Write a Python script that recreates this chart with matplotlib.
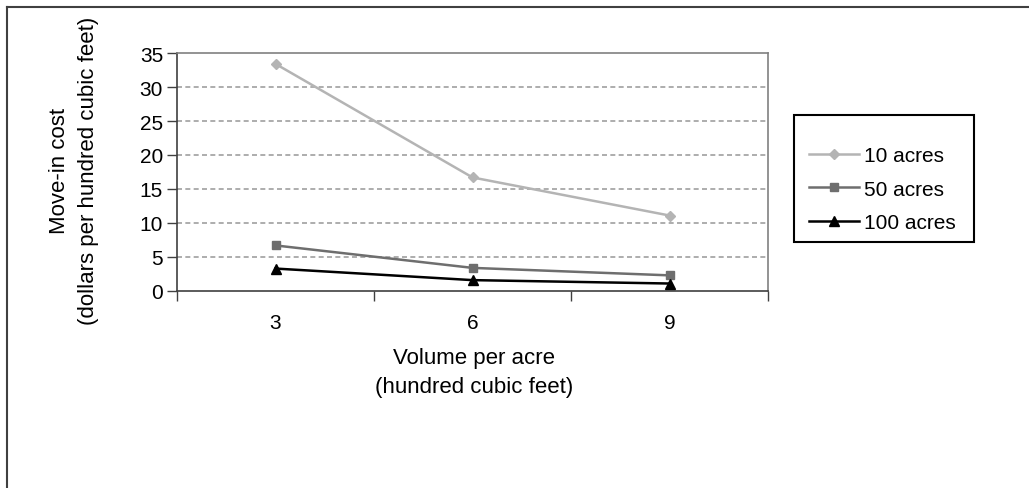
import matplotlib
matplotlib.use('Agg')
import matplotlib.pyplot as plt
from matplotlib.patches import Rectangle
import numpy as np

volumes = ['3', '6', '9']
series_names = ['10 acres', '50 acres', '100 acres']
cost_10 = [33.4, 16.7, 11.1]
cost_50 = [6.7, 3.4, 2.3]
cost_100 = [3.3, 1.6, 1.1]

plt.rcParams['font.family'] = ['Liberation Sans', 'DejaVu Sans']
FS = 15

fig = plt.figure(figsize=(10.29, 4.89), dpi=100)
W, H = 1029, 489
ax = fig.add_axes([177 / W, 1 - 292 / H, (768 - 177) / W, (292 - 54) / H])

# outer frame of the original figure (only top and left visible)
fig.add_artist(plt.Line2D([7 / W, 7 / W], [0, 1 - 8 / H], color='#404040', lw=1.5, transform=fig.transFigure))
fig.add_artist(plt.Line2D([7 / W, 1], [1 - 8 / H, 1 - 8 / H], color='#404040', lw=1.5, transform=fig.transFigure))

x = np.arange(len(volumes))
styles = [
    (cost_10, '#b4b4b4', 'D', 5),
    (cost_50, '#6e6e6e', 's', 6),
    (cost_100, '#000000', '^', 7),
]
for (vals, col, mk, ms), name in zip(styles, series_names):
    ax.plot(x, vals, color=col, marker=mk, markersize=ms, lw=1.8, label=name, zorder=3)

ax.set_xlim(-0.5, 2.5)
ax.set_ylim(0, 35)
ax.set_yticks(np.arange(0, 36, 5))
for y in range(5, 35, 5):
    ax.axhline(y, color='#a0a0a0', lw=1.2, ls=(0, (3, 2)), zorder=1)

ax.set_xticks([-0.5, 0.5, 1.5, 2.5])
ax.set_xticklabels([])
ax.set_xticks(x, minor=True)
ax.set_xticklabels(volumes, minor=True)
ax.tick_params(axis='x', which='major', length=7, width=1, color='#404040', direction='out')
ax.tick_params(axis='x', which='minor', length=0, pad=16, labelsize=FS)
ax.tick_params(axis='y', length=7, width=1, color='#404040', direction='out', labelsize=FS, pad=3)

for s in ['left', 'bottom']:
    ax.spines[s].set_color('#404040')
    ax.spines[s].set_linewidth(1.2)
for s in ['top', 'right']:
    ax.spines[s].set_color('#808080')
    ax.spines[s].set_linewidth(1.2)

fig.text(474 / W, 1 - 373 / H, 'Volume per acre\n(hundred cubic feet)', ha='center', va='center',
         fontsize=16, linespacing=1.55)
fig.text(74 / W, 1 - 171 / H, 'Move-in cost\n(dollars per hundred cubic feet)', ha='center', va='center',
         rotation=90, fontsize=16, linespacing=1.55)

# legend box drawn by hand, entries placed inside it
fig.add_artist(Rectangle((794 / W, 1 - 243 / H), (974 - 794) / W, (243 - 116) / H, transform=fig.transFigure,
                         facecolor='white', edgecolor='#000000', lw=1.5, zorder=2))
leg = fig.legend(loc='upper left', bbox_to_anchor=(809 / W, 1 - 147 / H), frameon=False,
                 fontsize=FS, handlelength=2.4, handletextpad=0.25, borderpad=0, labelspacing=0.7,
                 borderaxespad=0)
leg.set_zorder(3)

fig.savefig('out.png', dpi=100)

◇ ◇ ◇

## STATED GOAL:
Write out again, exactly, the lines from the start of the listing up to the line containing "fig.add_artist(plt.Line2D([7 / W, 1], [1", with both ends and without pictures.

## SOLUTION BELOW:
Write a Python script that recreates this chart with matplotlib.
import matplotlib
matplotlib.use('Agg')
import matplotlib.pyplot as plt
from matplotlib.patches import Rectangle
import numpy as np

volumes = ['3', '6', '9']
series_names = ['10 acres', '50 acres', '100 acres']
cost_10 = [33.4, 16.7, 11.1]
cost_50 = [6.7, 3.4, 2.3]
cost_100 = [3.3, 1.6, 1.1]

plt.rcParams['font.family'] = ['Liberation Sans', 'DejaVu Sans']
FS = 15

fig = plt.figure(figsize=(10.29, 4.89), dpi=100)
W, H = 1029, 489
ax = fig.add_axes([177 / W, 1 - 292 / H, (768 - 177) / W, (292 - 54) / H])

# outer frame of the original figure (only top and left visible)
fig.add_artist(plt.Line2D([7 / W, 7 / W], [0, 1 - 8 / H], color='#404040', lw=1.5, transform=fig.transFigure))
fig.add_artist(plt.Line2D([7 / W, 1], [1 - 8 / H, 1 - 8 / H], color='#404040', lw=1.5, transform=fig.transFigure))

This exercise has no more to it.